(Items from a dataset)
--- --- ---

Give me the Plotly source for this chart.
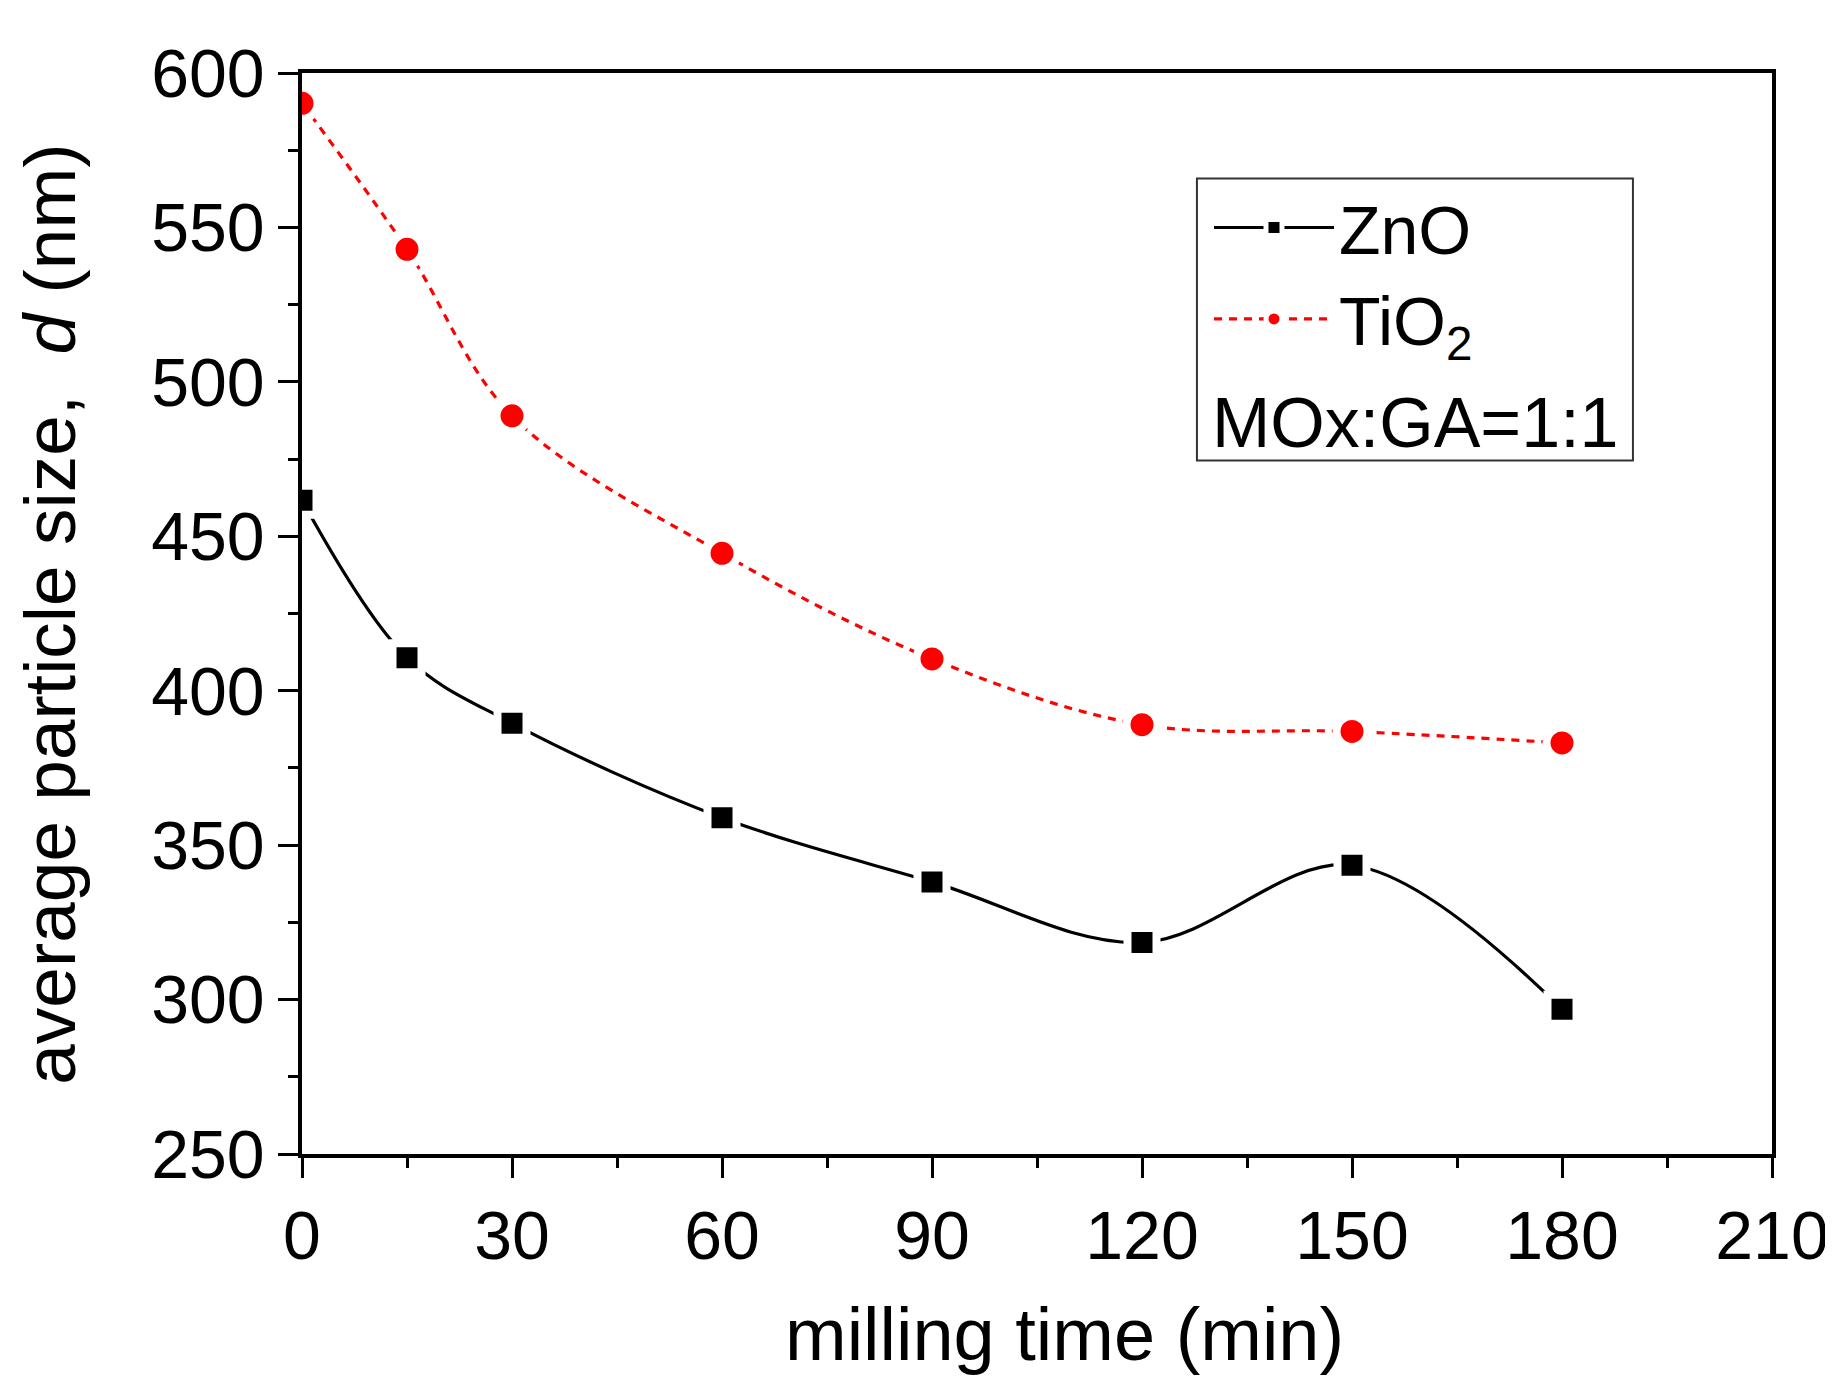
import plotly.graph_objects as go

milling_time = [0, 15, 30, 60, 90, 120, 150, 180]
zno_size = [461.7, 410.7, 389.5, 358.9, 338.1, 318.5, 343.5, 296.9]
tio2_size = [590.2, 542.9, 489.0, 444.5, 410.3, 389.0, 386.8, 383.1]

x_ticks = [0, 30, 60, 90, 120, 150, 180, 210]
y_ticks = [250, 300, 350, 400, 450, 500, 550, 600]

FONT = "Liberation Sans, Arial, sans-serif"

fig = go.Figure()
fig.add_trace(go.Scatter(
    x=milling_time, y=zno_size, name="ZnO",
    mode="lines+markers",
    line=dict(color="black", width=3.2, shape="spline", smoothing=1.0),
    marker=dict(symbol="square", size=29, color="black",
                line=dict(color="white", width=8)),
))
fig.add_trace(go.Scatter(
    x=milling_time, y=tio2_size, name="TiO<sub>2</sub>",
    mode="lines+markers",
    line=dict(color="#ff0000", width=3.2, shape="spline", smoothing=1.0, dash="8px,7px"),
    marker=dict(symbol="circle", size=31, color="#ff0000",
                line=dict(color="white", width=8)),
))

axis_common = dict(
    showline=True, linecolor="black", linewidth=3.5, mirror=True,
    ticks="outside", ticklen=20, tickwidth=3, tickcolor="black",
    showgrid=False, zeroline=False, automargin=False,
    tickfont=dict(family=FONT, size=68, color="black"),
)

fig.update_xaxes(
    range=[0, 210], tickvals=x_ticks, ticktext=[str(v) for v in x_ticks],
    minor=dict(dtick=15, tick0=0, ticks="outside", ticklen=10, tickwidth=3, tickcolor="black"),
    **axis_common,
)
fig.update_yaxes(
    range=[250, 600], tickvals=y_ticks, ticktext=[str(v) for v in y_ticks],
    minor=dict(dtick=25, tick0=250, ticks="outside", ticklen=10, tickwidth=3, tickcolor="black"),
    **axis_common,
)

# axis titles
fig.add_annotation(xref="paper", yref="paper", x=0.519, y=-0.1674,
                   text="milling time (min)", showarrow=False,
                   xanchor="center", yanchor="middle",
                   font=dict(family=FONT, size=74, color="black"))
fig.add_annotation(xref="paper", yref="paper", x=-0.172, y=0.499,
                   text="average particle size,  <i>d</i> (nm)", showarrow=False,
                   textangle=-90, xanchor="center", yanchor="middle",
                   font=dict(family=FONT, size=73, color="black"))

# legend box and note
fig.add_shape(type="rect", xref="paper", yref="paper",
              x0=0.6088, x1=0.9054, y0=0.6415, y1=0.9025,
              line=dict(color="#333333", width=2), fillcolor="rgba(0,0,0,0)")
fig.add_annotation(xref="paper", yref="paper", x=0.7575, y=0.6760,
                   text="MOx:GA=1:1", showarrow=False, xanchor="center", yanchor="middle",
                   font=dict(family=FONT, size=70, color="black"))

fig.update_layout(
    width=1825, height=1371,
    margin=dict(l=294, r=61, t=65, b=225),
    paper_bgcolor="white", plot_bgcolor="white",
    showlegend=True,
    legend=dict(x=0.617, y=0.904, xanchor="left", yanchor="top",
                bgcolor="rgba(0,0,0,0)", borderwidth=0,
                font=dict(family=FONT, size=68, color="black"),
                itemwidth=120, tracegroupgap=0),
    font=dict(family=FONT, color="black"),
)

fig.write_html("out.html")
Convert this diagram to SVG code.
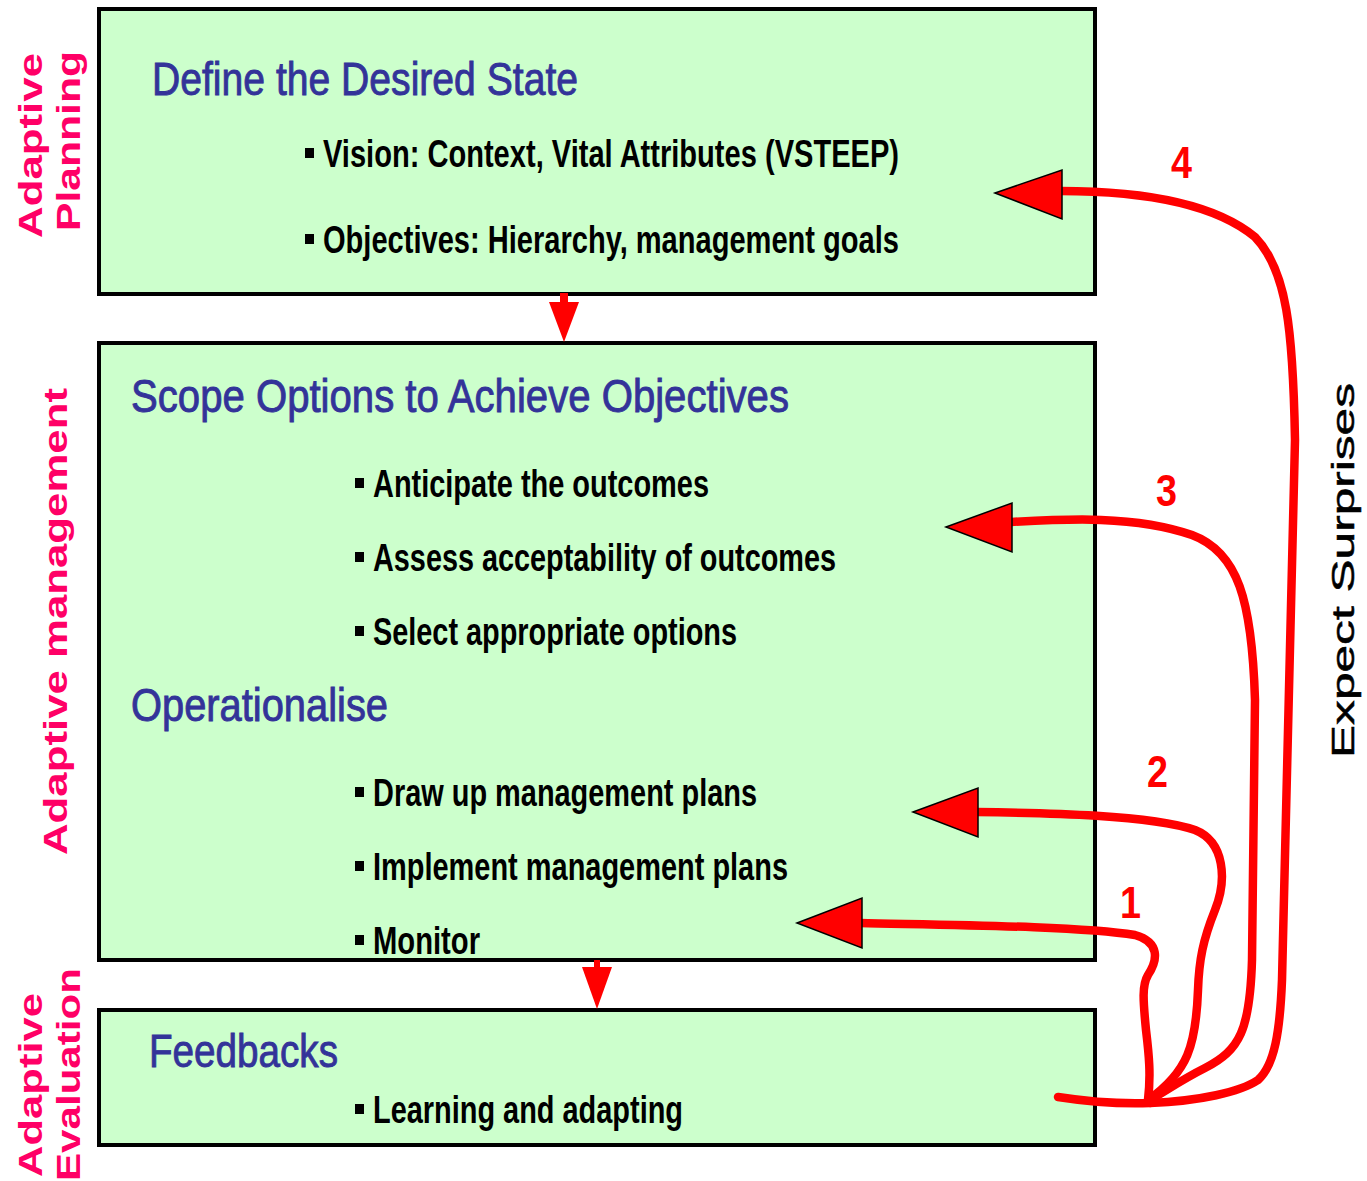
<svg xmlns="http://www.w3.org/2000/svg" width="1367" height="1181" viewBox="0 0 1367 1181">
<style>
.box{fill:#ccffcc;stroke:#000;stroke-width:4}
.head{font-family:"Liberation Sans",Arial,sans-serif;font-size:46px;fill:#333399;stroke:#333399;stroke-width:0.9}
.item{font-family:"Liberation Sans",Arial,sans-serif;font-size:38px;font-weight:bold;fill:#000}
.side{font-family:"Liberation Sans",Arial,sans-serif;font-size:34px;font-weight:bold;fill:#ff0066}
.num{font-family:"Liberation Sans",Arial,sans-serif;font-size:44px;font-weight:bold;fill:#ff0000}
.bul{fill:#000}
.loop{fill:none;stroke:#ff0000;stroke-width:8.5;stroke-linecap:round;stroke-linejoin:round}
.ah{fill:#ff0000;stroke:#000;stroke-width:1.5;stroke-linejoin:miter}
.down{fill:#ff0000}
</style>
<rect width="1367" height="1181" fill="#ffffff"/>

<g id="label-planning">
<text class="side" transform="translate(42,238) rotate(-90)" textLength="185" lengthAdjust="spacingAndGlyphs">Adaptive</text>
<text class="side" transform="translate(80,231) rotate(-90)" textLength="180" lengthAdjust="spacingAndGlyphs">Planning</text>
</g>
<g id="label-management">
<text class="side" transform="translate(67,855) rotate(-90)" textLength="467" lengthAdjust="spacingAndGlyphs">Adaptive management</text>
</g>
<g id="label-evaluation">
<text class="side" transform="translate(42,1177) rotate(-90)" textLength="184" lengthAdjust="spacingAndGlyphs">Adaptive</text>
<text class="side" transform="translate(80,1181) rotate(-90)" textLength="213" lengthAdjust="spacingAndGlyphs">Evaluation</text>
</g>
<g id="label-surprises">
<text transform="translate(1354,758) rotate(-90)" font-family="'Liberation Sans',Arial,sans-serif" font-size="31" fill="#000" stroke="#000" stroke-width="0.5" textLength="375" lengthAdjust="spacingAndGlyphs">Expect Surprises</text>
</g>

<g id="box-define">
<rect class="box" x="99" y="9" width="996" height="285"/>
<text class="head" x="152" y="95" textLength="426" lengthAdjust="spacingAndGlyphs">Define the Desired State</text>
<rect class="bul" x="305" y="148" width="9" height="10"/>
<text class="item" x="323" y="167" textLength="576" lengthAdjust="spacingAndGlyphs">Vision: Context, Vital Attributes (VSTEEP)</text>
<rect class="bul" x="305" y="234" width="9" height="10"/>
<text class="item" x="323" y="253" textLength="576" lengthAdjust="spacingAndGlyphs">Objectives: Hierarchy, management goals</text>
</g>

<g id="box-scope">
<rect class="box" x="99" y="343" width="996" height="617"/>
<text class="head" x="131" y="412" textLength="658" lengthAdjust="spacingAndGlyphs">Scope Options to Achieve Objectives</text>
<rect class="bul" x="355" y="478" width="9" height="10"/>
<text class="item" x="373" y="497" textLength="336" lengthAdjust="spacingAndGlyphs">Anticipate the outcomes</text>
<rect class="bul" x="355" y="552" width="9" height="10"/>
<text class="item" x="373" y="571" textLength="463" lengthAdjust="spacingAndGlyphs">Assess acceptability of outcomes</text>
<rect class="bul" x="355" y="626" width="9" height="10"/>
<text class="item" x="373" y="645" textLength="364" lengthAdjust="spacingAndGlyphs">Select appropriate options</text>
<text class="head" x="131" y="721" textLength="257" lengthAdjust="spacingAndGlyphs">Operationalise</text>
<rect class="bul" x="355" y="787" width="9" height="10"/>
<text class="item" x="373" y="806" textLength="384" lengthAdjust="spacingAndGlyphs">Draw up management plans</text>
<rect class="bul" x="355" y="861" width="9" height="10"/>
<text class="item" x="373" y="880" textLength="415" lengthAdjust="spacingAndGlyphs">Implement management plans</text>
<rect class="bul" x="355" y="935" width="9" height="10"/>
<text class="item" x="373" y="954" textLength="107" lengthAdjust="spacingAndGlyphs">Monitor</text>
</g>

<g id="box-feedbacks">
<rect class="box" x="99" y="1010" width="996" height="135"/>
<text class="head" x="149" y="1067" textLength="189" lengthAdjust="spacingAndGlyphs">Feedbacks</text>
<rect class="bul" x="355" y="1104" width="9" height="10"/>
<text class="item" x="373" y="1123" textLength="310" lengthAdjust="spacingAndGlyphs">Learning and adapting</text>
</g>

<g id="connectors">
<rect class="down" x="560" y="293" width="8" height="10"/>
<polygon class="down" points="549,302 579,302 564,342"/>
<rect class="down" x="594" y="960" width="6" height="8"/>
<polygon class="down" points="582,967 612,967 597,1009"/>

<path class="loop" d="M1058,1097 C1090,1102 1120,1104 1150,1103"/>
<path class="loop" d="M1150,1103 C1200,1101 1240,1092 1258,1080 C1275,1065 1280,1030 1282,980 L1295,440 C1293,330 1287,270 1255,237 C1210,200 1130,191 1060,191"/>
<path class="loop" d="M1150,1100 C1170,1088 1185,1078 1205,1068 C1240,1050 1250,1030 1252,960 L1255,700 C1252,600 1238,552 1192,535 C1135,515 1065,519 1010,522"/>
<path class="loop" d="M1148,1100 C1188,1072 1196,1045 1198,990 C1199,960 1203,940 1215,910 C1227,880 1225,842 1195,830 C1150,815 1050,813 976,812"/>
<path class="loop" d="M1148,1100 C1151,1075 1149,1055 1146,1030 C1143,1000 1142,985 1148,975 C1158,960 1160,942 1135,935 C1080,926 950,925 860,923"/>

<polygon class="ah" points="995,193 1062,170 1062,219"/>
<polygon class="ah" points="946,527 1012,503 1012,552"/>
<polygon class="ah" points="913,812 978,788 978,837"/>
<polygon class="ah" points="797,923 862,898 862,948"/>

<text class="num" x="1171" y="178" textLength="21" lengthAdjust="spacingAndGlyphs">4</text>
<text class="num" x="1156" y="506" textLength="21" lengthAdjust="spacingAndGlyphs">3</text>
<text class="num" x="1147" y="787" textLength="21" lengthAdjust="spacingAndGlyphs">2</text>
<text class="num" x="1120" y="918" textLength="21" lengthAdjust="spacingAndGlyphs">1</text>
</g>
</svg>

--- --- ---

The lines from the top of the data above through the one holding "y_ticks = [250, 300, 350, 400, 450, 500, 550, 600]" are to be repeated exactly, and only those, with no pictures.

Give me the Plotly source for this chart.
import plotly.graph_objects as go

milling_time = [0, 15, 30, 60, 90, 120, 150, 180]
zno_size = [461.7, 410.7, 389.5, 358.9, 338.1, 318.5, 343.5, 296.9]
tio2_size = [590.2, 542.9, 489.0, 444.5, 410.3, 389.0, 386.8, 383.1]

x_ticks = [0, 30, 60, 90, 120, 150, 180, 210]
y_ticks = [250, 300, 350, 400, 450, 500, 550, 600]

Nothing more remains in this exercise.